CROCLIM (a) and WORLDCLIM (b) mean annual precipitation [mm] and the difference [mm] between the two (c)

5 Discussion and conclusion

Finally, we would like to mention some critical points that map users should consider. The accuracy of predicting climatological values at unvisited locations depends on the density of the samples and also on the predictive power of the applied models. As mentioned earlier, the data were under-sampled at higher altitudes and in areas with a lower population density. Hence, one might expect mapping accuracy to be lower at higher altitudes and in the highlands. This has proven correct, especially for the Lika region, which is both under-populated and at high altitudes. In addition, some well-known, smaller-scale effects were not modelled successfully, e.g. the Zagreb urban heat island, which is, according to measurements, 0.5−1.5°C warmer than its surroundings. Furthermore, some expected wintertime cold air pools during temperature inversions were not captured in the model because of their local character, which is not accounted for in the general temperature lapse rate. The annual number of warm nights was especially difficult to model because it was strongly influenced by local characteristics and circulation (see also Perry and Hollis 2005).

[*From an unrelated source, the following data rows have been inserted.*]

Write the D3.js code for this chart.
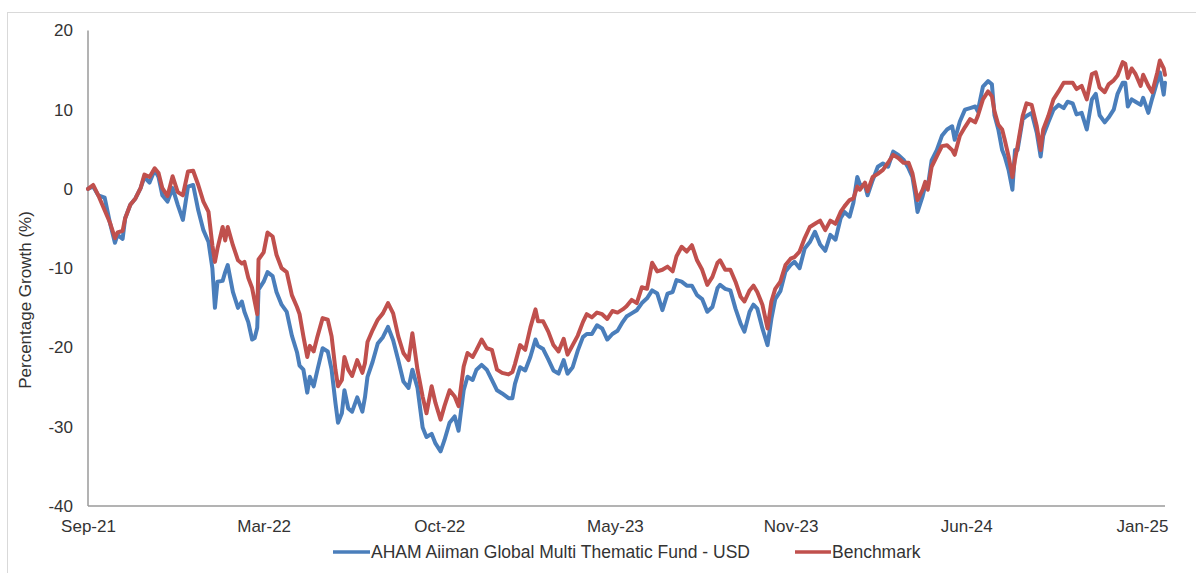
<!DOCTYPE html>
<html>
<head>
<meta charset="utf-8">
<script src="https://cdn.jsdelivr.net/npm/d3@7"></script>
<style>
  html, body { margin: 0; padding: 0; background: #fff; }
  svg { display: block; }
  text { font-family: "Liberation Sans", Arial, sans-serif; fill: #333; }
</style>
</head>
<body>
<svg id="chart" width="1196" height="573"></svg>
<script>
// ---- Data (trading-day index from start, % growth) ----
const dayIndex = [0,4,8,13,17,21,23,27,29,33,37,41,44,48,52,55,58,62,66,70,74,78,82,86,90,94,97,99,101,105,107,109,113,117,120,122,125,128,130,132,133,137,140,144,147,151,155,159,163,165,168,171,173,176,179,183,187,190,193,195,198,200,203,206,210,214,216,218,222,226,230,234,238,242,246,250,253,257,261,264,268,271,275,278,282,286,289,293,296,300,303,307,311,315,319,323,328,331,333,337,341,345,349,351,355,359,363,367,371,374,378,382,386,389,393,397,401,405,409,413,417,420,424,428,432,436,440,444,448,452,456,459,463,467,471,475,479,483,487,491,493,497,501,505,509,512,516,519,522,526,530,533,536,540,544,548,551,555,559,563,567,571,575,579,583,587,590,594,597,600,602,606,608,612,616,620,624,628,632,636,640,643,645,647,651,653,655,658,662,666,670,674,676,680,684,688,692,694,698,702,705,707,710,713,715,718,721,723,725,729,732,736,740,743,745,749,753,757,761,764,768,771,775,779,783,786,789,793,796,800,803,807,809,811,814,817,821,823,827,830,834,836,839,840];

const fundValues = [0,0.3,-0.8,-1.1,-4.2,-6.8,-5.8,-6.3,-3.7,-2.0,-1.2,0.1,1.5,0.8,2.4,1.5,-0.8,-1.6,0.1,-2.0,-3.9,0.3,0.5,-2.7,-5.2,-6.7,-10.0,-15.0,-11.7,-11.6,-10.5,-9.6,-13.0,-15.0,-14.2,-15.5,-16.8,-19.0,-18.8,-17.5,-12.7,-11.7,-10.5,-11.0,-13.0,-14.6,-15.5,-18.5,-20.6,-22.3,-22.8,-25.7,-23.7,-24.9,-22.8,-20.1,-20.5,-22.8,-27.0,-29.5,-28.3,-25.4,-27.7,-28.1,-26.3,-28.1,-26.3,-23.7,-21.8,-19.5,-18.7,-17.4,-19.1,-21.6,-24.3,-25.1,-22.8,-25.1,-30.1,-31.3,-30.9,-32.1,-33.1,-31.7,-29.5,-28.7,-30.5,-25.4,-23.7,-24.1,-22.8,-22.2,-22.8,-24.1,-25.4,-25.8,-26.4,-26.4,-24.6,-22.5,-22.9,-21.2,-19.0,-19.8,-20.2,-21.5,-22.9,-23.3,-21.6,-23.3,-22.5,-20.4,-18.7,-18.3,-18.3,-17.2,-17.6,-19.0,-18.3,-17.9,-16.8,-16.1,-15.7,-15.3,-14.4,-13.8,-12.8,-13.2,-15.3,-13.2,-13.0,-11.5,-11.7,-12.2,-12.2,-13.4,-13.9,-15.5,-14.9,-12.5,-12.1,-12.6,-12.8,-15.1,-17.0,-18.0,-15.5,-14.6,-15.1,-17.6,-19.7,-16.4,-13.9,-12.9,-10.4,-9.6,-9.2,-10.0,-7.5,-6.7,-5.4,-7.0,-7.8,-5.8,-6.4,-3.7,-2.9,-3.5,-1.7,1.5,0.6,0.4,-0.8,1.1,2.8,3.2,2.8,4.7,4.3,3.7,2.6,1.5,-0.5,-2.9,-0.9,0.4,0.3,3.6,4.9,6.7,7.5,7.9,6.2,8.5,10.0,10.2,10.4,9.8,12.9,13.6,13.2,9.3,7.5,4.9,4.1,2.4,-0.1,4.9,4.9,8.8,9.2,9.6,7.1,4.1,6.7,8.4,10.0,10.6,10.2,11.0,10.8,9.4,9.6,7.5,11.3,12.0,9.3,8.4,9.0,10.0,12.0,13.4,13.4,10.4,11.3,11.0,10.6,11.5,9.6,11.4,13.6,14.7,11.9,13.4];

const benchmarkValues = [0,0.5,-0.8,-2.7,-4.2,-6.2,-5.5,-5.3,-3.7,-2.0,-1.2,0.1,1.8,1.5,2.6,2.0,0.1,-0.9,1.6,-0.4,-0.8,2.2,2.3,0.5,-1.6,-2.9,-7.1,-9.2,-7.5,-4.8,-6.5,-4.8,-7.1,-9.0,-9.4,-9.2,-11.2,-12.5,-14.2,-15.8,-8.9,-8.0,-5.5,-6.0,-8.3,-10.0,-10.5,-13.4,-14.9,-15.8,-18.6,-21.2,-19.8,-20.5,-18.6,-16.3,-16.5,-18.6,-22.8,-24.9,-24.1,-21.2,-22.8,-23.6,-21.6,-23.2,-22.0,-19.3,-17.8,-16.5,-15.7,-14.4,-15.7,-18.6,-20.7,-21.6,-18.2,-22.8,-26.2,-28.3,-24.9,-27.0,-29.1,-27.4,-25.4,-26.2,-27.4,-22.4,-20.7,-21.2,-20.3,-19.0,-20.1,-20.3,-22.8,-23.2,-23.4,-23.1,-22.1,-19.7,-20.3,-17.5,-15.2,-16.7,-16.7,-18.0,-19.7,-20.5,-18.9,-20.9,-19.7,-18.5,-16.8,-15.8,-16.2,-15.6,-15.8,-16.4,-15.4,-15.6,-15.2,-14.8,-14.0,-14.4,-12.4,-12.6,-9.3,-10.4,-10.2,-9.8,-10.4,-8.5,-7.3,-7.9,-7.1,-9.0,-10.2,-12.1,-11.1,-9.3,-9.0,-10.2,-10.2,-11.7,-13.6,-14.2,-12.8,-12.2,-13.0,-14.6,-17.6,-14.2,-12.6,-11.7,-9.6,-8.8,-8.6,-7.9,-6.2,-4.8,-4.4,-4.0,-5.2,-4.0,-4.4,-2.9,-2.2,-1.4,-1.2,0.3,-0.1,0.8,-0.3,1.5,1.9,2.4,3.3,4.3,3.9,3.3,3.3,2.0,0.3,-1.4,-0.1,0.9,-0.1,2.8,4.1,5.4,5.5,4.9,4.3,6.7,7.8,8.8,8.4,9.2,11.3,12.3,11.7,9.8,8.1,7.5,6.2,4.1,1.5,3.7,5.4,9.2,10.8,10.6,7.9,4.9,7.5,9.2,11.3,12.3,13.4,13.4,13.4,12.6,13.0,11.3,14.5,14.7,12.8,12.2,13.2,13.7,14.3,16.0,15.8,14.0,15.2,14.5,13.0,14.4,13.0,12.2,14.7,16.2,15.2,14.4];

const xTickIndex = [0,137,274,411,548,685,822];
const xTickLabels = ["Sep-21","Mar-22","Oct-22","May-23","Nov-23","Jun-24","Jan-25"];
const yTicks = [-40,-30,-20,-10,0,10,20];
const seriesNames = ["AHAM Aiiman Global Multi Thematic Fund - USD", "Benchmark"];
const seriesColors = ["#4a7ebb", "#c0504d"];

// ---- Chart ----
const svg = d3.select("#chart");
const W = 1196, H = 573;
const plot = { left: 88, right: 1165, top: 30.4, bottom: 506 };
const FONT = '"Liberation Sans", Arial, sans-serif';

// outer frame
svg.append("rect")
  .attr("x", 7.5).attr("y", 12.5)
  .attr("width", W + 10).attr("height", H + 10)
  .attr("fill", "none").attr("stroke", "#d9d9d9").attr("stroke-width", 1);

const x = d3.scaleLinear().domain([0, 840]).range([plot.left, plot.right]);
const y = d3.scaleLinear().domain([-40, 20]).range([plot.bottom, plot.top]);

// y axis labels (plain hyphen minus, as in the reference)
const yAxis = d3.axisLeft(y).tickValues(yTicks).tickSize(0).tickPadding(15).tickFormat(d => String(d));
const gy = svg.append("g").attr("transform", `translate(${plot.left},0)`).call(yAxis);
gy.select(".domain").remove();
gy.selectAll("text").style("font-size", "17px").style("font-family", FONT).attr("fill", "#333");

// x axis labels
const xAxis = d3.axisBottom(x).tickValues(xTickIndex).tickSize(0).tickPadding(14)
  .tickFormat((d, i) => xTickLabels[i]);
const gx = svg.append("g").attr("transform", `translate(0,${plot.bottom})`).call(xAxis);
gx.select(".domain").remove();
gx.selectAll("text").style("font-size", "17px").style("font-family", FONT).attr("fill", "#333");

// axis lines
svg.append("line")
  .attr("x1", plot.left).attr("x2", plot.left)
  .attr("y1", y(20)).attr("y2", y(-40))
  .attr("stroke", "#9a9a9a").attr("stroke-width", 1.5);
svg.append("line")
  .attr("x1", plot.left).attr("x2", plot.right)
  .attr("y1", y(-40)).attr("y2", y(-40))
  .attr("stroke", "#9a9a9a").attr("stroke-width", 1.5);

// y title
svg.append("text")
  .attr("transform", `translate(25,300) rotate(-90)`)
  .attr("text-anchor", "middle")
  .attr("dominant-baseline", "central")
  .style("font-size", "17px")
  .text("Percentage Growth (%)");

// lines
const line = d3.line().x((d, i) => x(dayIndex[i])).y(d => y(d)).curve(d3.curveLinear);
[fundValues, benchmarkValues].forEach((vals, k) => {
  svg.append("path")
    .datum(vals)
    .attr("d", line)
    .attr("fill", "none")
    .attr("stroke", seriesColors[k])
    .attr("stroke-width", 4)
    .attr("stroke-linejoin", "round")
    .attr("stroke-linecap", "round");
});

// legend
const legendY = 552;
const legendItems = [
  { x1: 333, x2: 370, tx: 371 },
  { x1: 795, x2: 831, tx: 832 }
];
legendItems.forEach((it, k) => {
  svg.append("line")
    .attr("x1", it.x1).attr("x2", it.x2)
    .attr("y1", legendY).attr("y2", legendY)
    .attr("stroke", seriesColors[k]).attr("stroke-width", 3.6);
  svg.append("text")
    .attr("x", it.tx).attr("y", legendY)
    .attr("dominant-baseline", "central")
    .style("font-size", "17.5px")
    .text(seriesNames[k]);
});
</script>
</body>
</html>
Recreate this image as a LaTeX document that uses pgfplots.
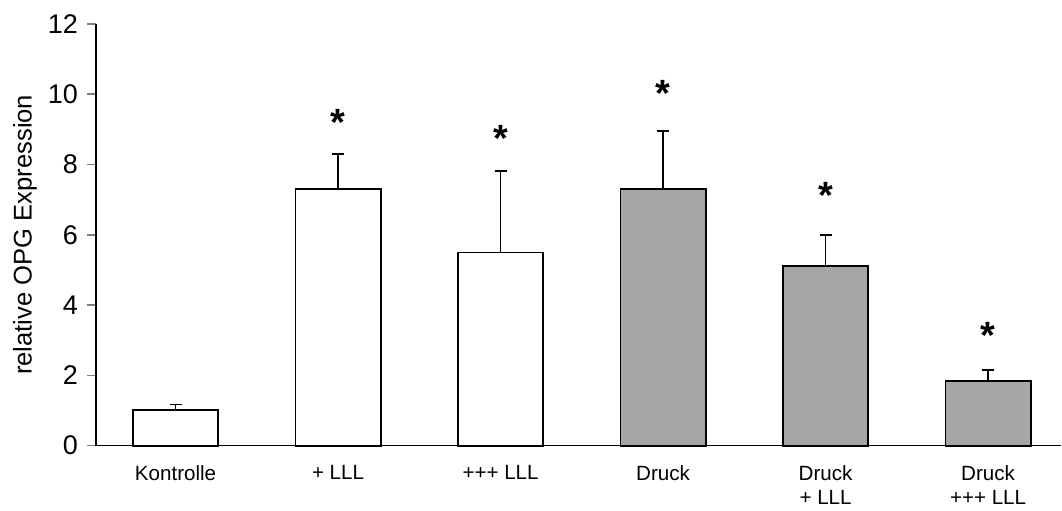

Cross-validation showed that the average annual cloudiness and the average annual relative humidity maps were generally of lower quality, mainly because of the considerably lower accuracy of the related measurements. Cloudiness is not a measured parameter but is visually observed in tenths of sky cover (traditionally in climatology versus the 1/8 in synoptic meteorology), with a stated precision of one-tenth, but the inaccuracy of observation is typically larger. However, because of the small range (three- to seven-tenths) of values and historical reasons, this map has been drawn with intervals of 0.5-tenths, which is above observation precision. It is expected that satellite-derived cloud climatology could improve this map, if it is used as a predictor in a regression model.

Average annual humidity values are also less reliable because of more complex and error-sensitive measurement methods. In our case, relative humidity was estimated by using a psychrometer consisting of two thermometers. The final value was calculated from the thermodynamic wet- and dry-bulb temperatures of the atmosphere, but the procedure for preparing the thermometers and the reading of these temperatures requires a precision that nonprofessional observers rarely have. Because small errors in readings (especially during cold weather) lead to large errors in relative humidity, this results in lower accuracy.

A comparison with other available high-resolution datasets demonstrated that station density was crucial for the accuracy of the predictions.

The maps of climatic elements could be further improved by using more sophisticated topo-climatic predictors derived from DEMs, such as the sky-view factor, the cold airflow distribution and the depth of sinks (Böhner and Antonić 2008), but also by using remote-sensing-based images such as night-light images/urban activities. Thus, temperature inversions due to fine scale topography and urban-heat islands could also be depicted with higher accuracy. Future developments will include the use of spatio-temporal interpolation frameworks, including time series of meteorological images that aim for greater (temporal and local) precision in predicting climatic elements.